Talk is cheap when it comes to safety. We’ve all seen it before – many bosses say all the right things but send mixed messages when deadlines loom or budgets tighten.

How do you show your team you mean business about safety? It’s not just wearing the right gear when you visit the floor (though that helps). It’s about consistent messages, proper resources, and backing up words with actions. We can provide the strategies that work – ones that turn safety from a slogan into something your people actually believe in.

Read more: Company culture shouldn’t be an afterthought.

Taking advantage of your HRIS to build a truly safer workplace

Safety isn’t just the H&S team’s job – it needs everyone on board. One of your best mates in this fight? That HR and payroll system sitting right by your side 24/7. Let’s look at how your HCM platform can pull more weight in your safety game:

Training and certifications tracking

Hand on heart – are you 100% sure everyone on your team has the right tickets to do their jobs safely? In the six industries where 76% of Australia’s fatal accidents happen, having the right qualifications is quite literally life or death.
What if your system automatically flagged when John in the warehouse needs his forklift ticket renewed? Or if Sarah’s working at heights certification expires next month? Assura will show you how smart tracking catches these gaps before someone gets hurt.

Role-based risk awareness

Do you know which roles in your place carry the most danger?

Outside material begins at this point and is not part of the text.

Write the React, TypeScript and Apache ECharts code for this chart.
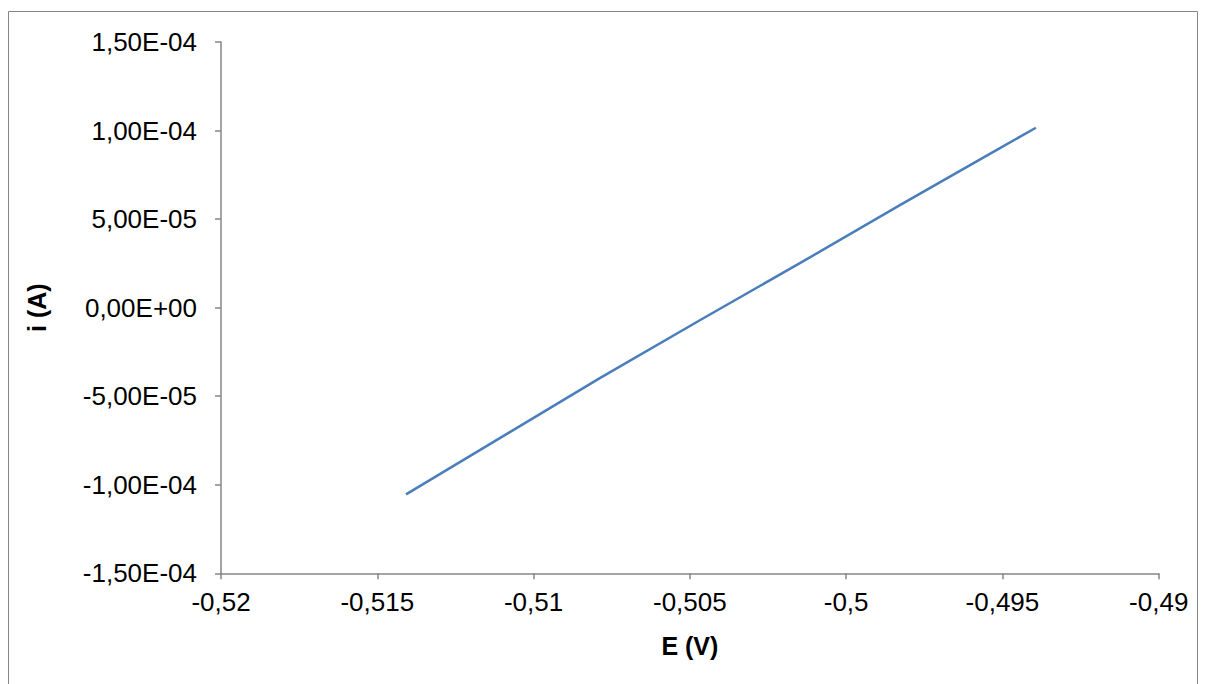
import React, { useEffect, useRef } from "react";
import * as echarts from "echarts";

// Potential E (V) and current i (A)
const potentials: number[] = [-0.51408, -0.51108, -0.50788, -0.50468, -0.50148, -0.49828, -0.49508, -0.49393];
const currents: number[] = [-1.054e-4, -7.37e-5, -3.98e-5, -7.1e-6, 2.51e-5, 5.79e-5, 9.01e-5, 1.016e-4];

const xTitle = "E (V)";
const yTitle = "i (A)";

const fmtY = (v: number): string => {
  const s = v.toExponential(2); // e.g. "1.50e-4"
  const [mant, exp] = s.split("e");
  const e = parseInt(exp, 10);
  const sign = e < 0 ? "-" : "+";
  const ee = String(Math.abs(e)).padStart(2, "0");
  return mant.replace(".", ",") + "E" + sign + ee;
};

const fmtX = (v: number): string => {
  const r = Number(v.toFixed(4));
  return String(r).replace(".", ",");
};

export default function App() {
  const ref = useRef<HTMLDivElement>(null);
  useEffect(() => {
    if (!ref.current) return;
    const chart = echarts.init(ref.current, undefined, { renderer: "svg" });
    const axisColor = "#868686";
    const font = "'Liberation Sans', Arial, sans-serif";
    chart.setOption({
      animation: false,
      backgroundColor: "#ffffff",
      grid: { left: 213, top: 34, right: 39.3, bottom: 110.7, containLabel: false },
      graphic: [
        {
          type: "rect",
          shape: { x: 0.5, y: 3.5, width: 1189, height: 720 },
          style: { fill: "none", stroke: axisColor, lineWidth: 1 },
          silent: true,
          z: -10,
        },
      ],
      xAxis: {
        type: "value",
        min: -0.52,
        max: -0.49,
        interval: 0.005,
        name: xTitle,
        nameLocation: "middle",
        nameGap: 60,
        nameTextStyle: { fontFamily: font, fontSize: 25, fontWeight: "bold", color: "#000" },
        axisLine: { onZero: false, lineStyle: { color: axisColor, width: 1.5 } },
        axisTick: { show: true, inside: false, length: 6, lineStyle: { color: axisColor, width: 1.5 } },
        axisLabel: { formatter: fmtX, fontFamily: font, fontSize: 26, color: "#000", margin: 16 },
        splitLine: { show: false },
      },
      yAxis: {
        type: "value",
        min: -1.5e-4,
        max: 1.5e-4,
        interval: 5e-5,
        name: yTitle,
        nameLocation: "middle",
        nameGap: 172,
        nameRotate: 90,
        nameTextStyle: { fontFamily: font, fontSize: 25, fontWeight: "bold", color: "#000" },
        axisLine: { onZero: false, lineStyle: { color: axisColor, width: 1.5 } },
        axisTick: { show: true, inside: false, length: 6, lineStyle: { color: axisColor, width: 1.5 } },
        axisLabel: { formatter: fmtY, fontFamily: font, fontSize: 26, color: "#000", margin: 24 },
        splitLine: { show: false },
      },
      series: [
        {
          type: "line",
          data: potentials.map((e, k) => [e, currents[k]]),
          showSymbol: false,
          symbol: "none",
          lineStyle: { color: "#4a7ebb", width: 2.5 },
          itemStyle: { color: "#4a7ebb" },
        },
      ],
    });
    return () => chart.dispose();
  }, []);
  return <div ref={ref} style={{ width: 1190, height: 676 }} />;
}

Vehicle incidents cause 42% of work deaths in Australia, with machinery operators and drivers copping it worst.
Imagine tailoring safety training to exactly where it’s needed most, rather than giving everyone the same generic stuff. We’ll show you how to build this thinking into your HR system so the right people get the right training at the right time.

Absence and leave data monitoring

Ever wondered if those sick days might be telling you something? That spike in absenteeism in the warehouse might not be an outbreak of the common cold – it could be the first warning sign of a bigger problem.
Those increases in serious injuries (the ones keeping people off work for over a week) suggest many businesses miss early warning signs. Our experts will help you read between the lines of your absence data to spot trouble before it becomes a disaster.

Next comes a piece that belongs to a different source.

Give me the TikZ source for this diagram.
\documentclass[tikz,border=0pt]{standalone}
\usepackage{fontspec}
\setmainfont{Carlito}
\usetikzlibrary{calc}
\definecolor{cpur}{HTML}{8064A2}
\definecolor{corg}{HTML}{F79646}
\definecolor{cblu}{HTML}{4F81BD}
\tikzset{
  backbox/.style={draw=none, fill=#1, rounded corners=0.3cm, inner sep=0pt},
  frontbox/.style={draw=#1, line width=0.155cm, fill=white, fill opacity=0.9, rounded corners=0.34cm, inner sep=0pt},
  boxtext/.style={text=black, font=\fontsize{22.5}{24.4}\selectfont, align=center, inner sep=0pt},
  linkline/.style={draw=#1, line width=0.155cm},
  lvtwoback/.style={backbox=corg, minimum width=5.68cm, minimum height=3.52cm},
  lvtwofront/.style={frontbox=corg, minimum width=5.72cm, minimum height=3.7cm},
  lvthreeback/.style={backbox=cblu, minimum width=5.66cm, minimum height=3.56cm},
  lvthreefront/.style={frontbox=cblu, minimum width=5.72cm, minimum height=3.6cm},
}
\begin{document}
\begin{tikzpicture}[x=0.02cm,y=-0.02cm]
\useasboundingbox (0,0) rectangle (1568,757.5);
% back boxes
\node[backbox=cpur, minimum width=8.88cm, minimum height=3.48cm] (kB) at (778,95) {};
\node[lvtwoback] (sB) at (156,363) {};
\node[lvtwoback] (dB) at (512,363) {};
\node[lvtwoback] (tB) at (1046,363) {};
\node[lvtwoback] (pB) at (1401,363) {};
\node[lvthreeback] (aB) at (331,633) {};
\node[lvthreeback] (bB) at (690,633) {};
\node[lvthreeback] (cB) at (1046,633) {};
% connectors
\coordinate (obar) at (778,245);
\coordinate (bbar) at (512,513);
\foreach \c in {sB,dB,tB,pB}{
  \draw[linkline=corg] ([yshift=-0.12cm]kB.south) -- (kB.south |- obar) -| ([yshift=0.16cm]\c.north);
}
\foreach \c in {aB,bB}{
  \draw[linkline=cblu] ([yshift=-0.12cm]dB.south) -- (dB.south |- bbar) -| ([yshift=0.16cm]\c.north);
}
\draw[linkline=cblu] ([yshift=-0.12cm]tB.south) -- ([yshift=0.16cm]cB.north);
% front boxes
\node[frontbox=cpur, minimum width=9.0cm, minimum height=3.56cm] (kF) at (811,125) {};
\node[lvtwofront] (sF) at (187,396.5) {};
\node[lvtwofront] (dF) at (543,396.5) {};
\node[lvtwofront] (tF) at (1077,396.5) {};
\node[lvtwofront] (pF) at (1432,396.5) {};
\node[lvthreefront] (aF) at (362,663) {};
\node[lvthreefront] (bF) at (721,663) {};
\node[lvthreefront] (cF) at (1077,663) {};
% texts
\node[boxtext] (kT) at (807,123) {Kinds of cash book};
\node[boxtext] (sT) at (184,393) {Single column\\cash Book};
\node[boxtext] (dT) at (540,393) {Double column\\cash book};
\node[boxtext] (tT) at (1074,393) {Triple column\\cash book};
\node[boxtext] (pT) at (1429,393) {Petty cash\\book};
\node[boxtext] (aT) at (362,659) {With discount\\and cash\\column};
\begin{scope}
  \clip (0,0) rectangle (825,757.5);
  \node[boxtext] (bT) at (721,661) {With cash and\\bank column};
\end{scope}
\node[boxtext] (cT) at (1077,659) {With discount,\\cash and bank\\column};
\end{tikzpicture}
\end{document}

Read more: Manage leave in real-time, not retrospect!

Employee surveys and pulse checks

Are your people telling you what’s really happening? With mental health claims up so dramatically, something is clearly going on that affects all of us. Giving staff a safe way to speak up matters more than ever.
What if your system gave you a direct line to what your people experience every day? Not just annual surveys nobody reads, but real-time feedback that helps you fix issues before they blow up. Get honest feedback that actually leads to action.

Policy acknowledgement tracking

How do you know your safety policies aren’t just ticked and forgotten? When penalties can hit millions of dollars, “we sent an email” really doesn’t cut it anymore.
Talk to us about how your system can track who’s read what, test understanding, and create an audit trail that actually holds water. More importantly, we’ll talk about making people care about the content, not just clicking “agree.”

Onboarding Workflows

What messages do new starters get about safety from day one? If safety’s not mentioned until after you tell them where the best coffee machine is, you’re already sending the wrong signal.
We can cover how to weave safety into every step of the onboarding journey, setting expectations that last an entire career.

Read more: Streamline your employee onboarding process like never before.

Work hours and fatigue management

Who’s watching for burnout in your high-pressure teams? Deaths from falls have jumped 71% in Australia since 2022, with tired workers often part of the equation.
Could your payroll system flag when someone’s worked too many long shifts in a row? Or spot patterns that spell trouble? We’ll show you how smart scheduling and monitoring can catch fatigue before it catches someone out.

FAQs

How can HR systems help improve workplace safety?

HR systems track critical safety elements like training certifications, role-based risks, and work hours to prevent fatigue. They create audit trails for policy acknowledgements, streamline safety-focused onboarding, and monitor absence patterns that might signal underlying issues. By integrating these functions, HR platforms become powerful allies in building a proactive safety culture.

What are the financial impacts of workplace accidents in Australia and New Zealand?

Workplace accidents cost the New Zealand economy approximately $4.4 billion annually. Beyond direct costs, companies with poor safety records face increased regulatory scrutiny, higher insurance premiums, and talent acquisition challenges. In Australia, mental health claims have increased 19.2% year-over-year, adding significant costs and lost productivity.

What are the current workplace fatality rates in Australia compared to New Zealand?

New Zealand’s workplace fatality rate is 1.9 per 100,000 workers (2024), which is 1.6 times higher than Australia’s rate of 1.4 per 100,000 workers. While NZ has achieved its lowest recorded rate, it remains 6.4 times higher than the UK, indicating significant room for improvement in both countries.

How does leadership behaviour affect workplace safety outcomes?

Leadership actions directly impact safety culture. When leaders consistently prioritise safety, provide adequate resources, and actively participate in safety initiatives, employees follow suit. Inconsistent messages – like pushing production over safety during busy periods – undermine safety efforts. Effective safety leadership requires walking the talk and making safety a core value, not just a policy.

What industries have the highest workplace safety risks in Australia and New Zealand?

Agriculture, construction, and manufacturing consistently rank as the highest-risk industries across both countries. In Australia, 76% of traumatic injury fatalities occur in just six high-risk industries, with vehicle incidents causing 42% of all work-related deaths. Machinery operators and drivers face particularly elevated risks in both nations.